Not just a story about the highs and lows of fame, this is the search for strength and the transformation of Anna Mae Bullock into Tina Turner. Both Bassett and costar Laurence Fishburne turn in Oscar-nominated performances that elevate this flick; but, it’s the fiery Bassett who is just as easily capable of playing the battered wife as she is of shaking her groove thing.

#6 – Gary Busey: Buddy Holly – “The Buddy Holly Story” (1978)

If you’ve ever wondered why Gary Busey was ever taken seriously, this movie is proof: he dropped 30lbs, sang and played guitar live, and earned an Oscar nomination for his ambitious depiction. Rather than doing an impersonation of Buddy Holly, Busey helps set the blueprint for all biopics that followed by embodying the gangly rock star’s shyness, sincerity and cheerfulness in the years leading to the day the music died.

#5 – Sissy Spacek: Loretta Lynn – “Coal Miner’s Daughter” (1980)

As she effortlessly ages from a teen to a grandmother in her mid-30s, Spacek perfects Lynn’s twang, hillbilly innocence and music in this rags-to-riches story of a girl who married young and eventually became a Grand Ole Opry star. The First Lady of Country Music handpicked Spacek for the role, which not only earned the actress an Oscar for her subtle performance, but also a Grammy nomination.

#4 – Marion Cotillard: Édith Piaf – “La Vie en Rose” (2007)

This film chronicles the troubled life of France’s greatest singer, with Cotillard as its guide. The actress is practically unrecognizable as she melts into the role: the way she moves on-stage is Piaf personified. But, it’s Cotillard’s restraint and intensity as she jumps between the energetic teenaged street performer and the dying woman far past her prime that helped her win the first ever Oscar for a French-speaking role.

#3 – F. Murray Abraham: Antonio Salieri – “Amadeus” (1984)

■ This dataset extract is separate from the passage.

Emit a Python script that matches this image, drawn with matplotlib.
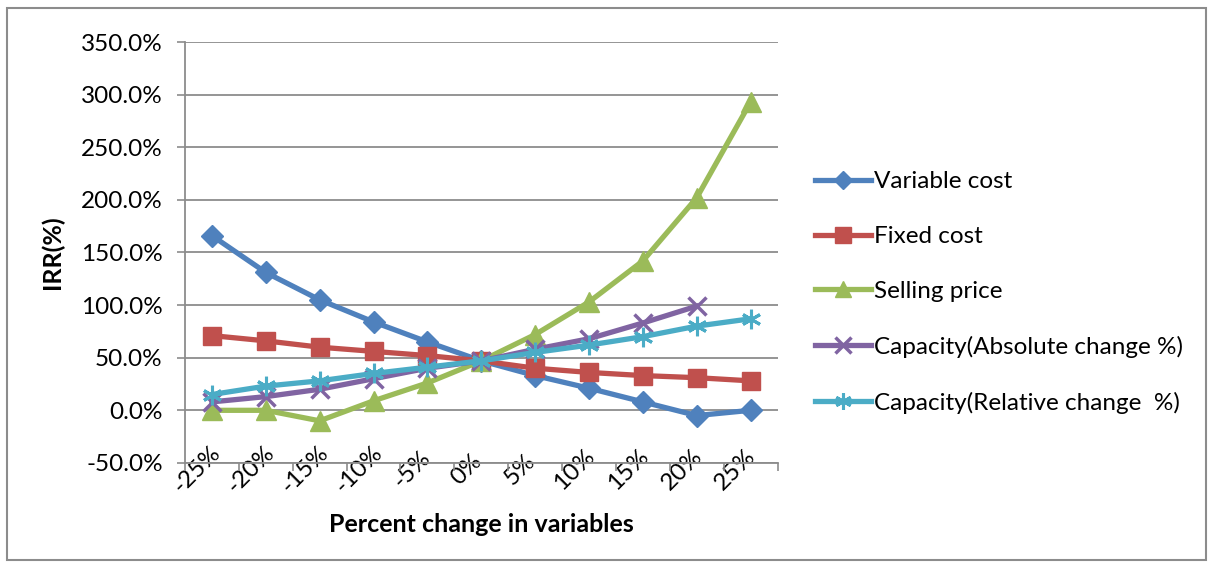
import matplotlib.pyplot as plt
from matplotlib.patches import Rectangle
from matplotlib.ticker import FuncFormatter, FixedLocator
from matplotlib.transforms import ScaledTranslation
import numpy as np

plt.rcParams['font.family'] = ['Lato', 'DejaVu Sans']

categories = ['-25%', '-20%', '-15%', '-10%', '-5%', '0%', '5%', '10%', '15%', '20%', '25%']
variable_cost = [166, 131, 105, 84, 65, 47, 33, 21, 8, -5, 0]
fixed_cost = [71, 66, 60, 56, 52, 47, 40, 36, 33, 31, 28]
selling_price = [0, 0, -10, 9, 26, 47, 72, 103, 142, 202, 293]
capacity_abs = [8, 13, 20, 30, 40, 47, 58, 68, 83, 99]
capacity_rel = [15, 23, 28, 35, 41, 47, 55, 62, 70, 80, 87]

fig = plt.figure(figsize=(12.13, 5.68), dpi=100)
ax = fig.add_axes([0.1525, 0.185, 0.4885, 0.741])

# outer chart border
fig.patches.append(Rectangle((0.006, 0.014), 0.988, 0.972, transform=fig.transFigure,
                             fill=False, edgecolor='#8c8c8c', linewidth=1.5))

x = np.arange(len(categories))
lw = 3.8
ax.plot(x, variable_cost, color='#4F81BD', lw=lw, marker='D', ms=11, label='Variable cost')
ax.plot(x, fixed_cost, color='#C0504D', lw=lw, marker='s', ms=13, label='Fixed cost')
ax.plot(x, selling_price, color='#9BBB59', lw=lw, marker='^', ms=14, label='Selling price')
ax.plot(x[:len(capacity_abs)], capacity_abs, color='#8064A2', lw=lw, marker='x', ms=13,
        mew=2.5, label='Capacity(Absolute change %)')
ax.plot(x, capacity_rel, color='#4BACC6', lw=lw, marker=(6, 2, 0), ms=14,
        mew=2.2, label='Capacity(Relative change  %)')

ax.set_ylim(-50, 350)
ax.set_yticks(np.arange(-50, 351, 50))
ax.yaxis.set_major_formatter(FuncFormatter(lambda v, p: f'{v:.1f}%'))
ax.set_xlim(-0.5, len(categories) - 0.5)
ax.set_xticks(x)
ax.set_xticklabels(categories, rotation=45, ha='center', va='center')
ax.xaxis.set_minor_locator(FixedLocator(np.arange(-0.5, len(categories), 1.0)))
ax.tick_params(axis='x', which='major', length=0, pad=4.5, labelsize=17.5)
ax.tick_params(axis='x', which='minor', length=6, color='#8c8c8c', width=1.2)
ax.tick_params(axis='y', length=6, color='#8c8c8c', width=1.2, labelsize=17.5, pad=10)

# Excel-style: rotated labels sit across the axis line, shifted left
# (done after tick_params, which resets the label transforms)
shift = ScaledTranslation(-0.15, 0, fig.dpi_scale_trans)
for lab in ax.get_xticklabels():
    lab.set_transform(lab.get_transform() + shift)

ax.grid(axis='y', color='#8c8c8c', linewidth=1.3)
ax.set_axisbelow(True)
for s in ['top', 'right']:
    ax.spines[s].set_visible(False)
for s in ['left', 'bottom']:
    ax.spines[s].set_color('#8c8c8c')
    ax.spines[s].set_linewidth(1.3)

ax.set_xlabel('Percent change in variables', fontsize=18, fontweight='bold', labelpad=12)
ax.set_ylabel('IRR(%)', fontsize=18, fontweight='bold', labelpad=12)

ax.legend(loc='center left', bbox_to_anchor=(1.026, 0.405), frameon=False, fontsize=17.5,
          labelspacing=1.39, handlelength=2.3, handletextpad=0.15, markerscale=0.85)

fig.savefig('out.png', dpi=100)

It may be called “Amadeus,” but this film is just as much about the obsessive Salieri. Beside Tom Hulce’s arrogant, juvenile Mozart, Abraham’s Salieri stands as a stern, conservative figure struggling with jealousy, mediocrity and revenge. These visceral feelings are clearly painted on Abraham’s face as he internalizes his character’s inadequacy. Both actors were nominated, but it was Abraham’s commanding performance in this period piece that won Oscar gold.

#2 – Reese Witherspoon: June Carter Cash – “Walk the Line” (2005)

Witherspoon balances out the brooding Man in Black as Johnny Cash’s bubbly and feisty muse. As she shifts seamlessly from her silly performance façade to her more thoughtful behind-the-scenes personality, Witherspoon proves herself both an adept actress and a respectable singer. While their tumultuous love story unfolds, her chemistry with Joaquin Phoenix is undeniable, and though both stars shine in this dark biopic, only Witherspoon walked away with an Oscar.

#1 – Jamie Foxx: Ray Charles – “Ray” (2004)

If you thought Jamie Foxx was a one-trick pony, we present you his Oscar-winning transformation into a legendary R&B singer. Traveling down a road of womanizing and drug abuse, Foxx masters Charles’ intricacies and distinctive mannerisms, while carefully portraying the inspirational story of a man never hampered by his blindness. To complete the metamorphosis, Foxx played his own piano scenes and wore prosthetics so he too could not see.